野平の演奏は、ゆったりめのテンポで、一つ一つの音響をきわめて丁寧に扱っている。ぺダリングも注意深いし、音節の区切りが明瞭化されている。だから、「ここからここまでが一つのフレーズ」というのがとても分かり易く、明暗もはっきりする。一つ一つの音の輪郭もくっきりしている。
これは、前述のドビュッシーの「自由さ」を明らかにするために、その「自由さ」を明瞭に浮き立たせることを意識して奏でられた演奏だと思う。前奏曲集の「帆(ヴェール)」や「アナカプリの丘」といった作品で、その効果は際立っていて、音響を時間軸に沿って並らべることで「音楽」が生まれてくる、という状況を、聴き手が認識することになる。

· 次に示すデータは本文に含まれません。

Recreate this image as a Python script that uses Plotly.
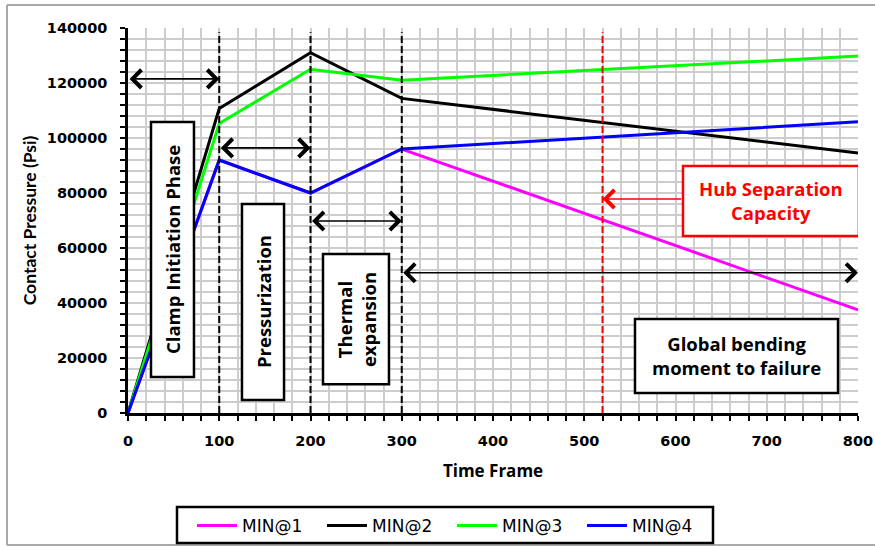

そういった意味で、音楽そのものが感覚的ではあるのだけれど、それを体感するにあたって、聴き手に「意識的」であることを求めた演奏であると思う。そもそもドビュッシーの音楽と言うのは、いくら自由で感覚的であるといっても、高度に「知的」に作られたものであるので、そういった意識的な聴き方が、音楽の面白さをより深く認識するという聴き手の「感覚的な喜び」に強く結びつくのである。この「解析」と「感覚」が結びつく際の心地よさというのが当盤の醍醐味であろう。
この後、おそらく後期の作品に向かって録音が重ねられていくのだと思うが、どのような感覚を味わわせてくれるものになっていくのか、興味深い。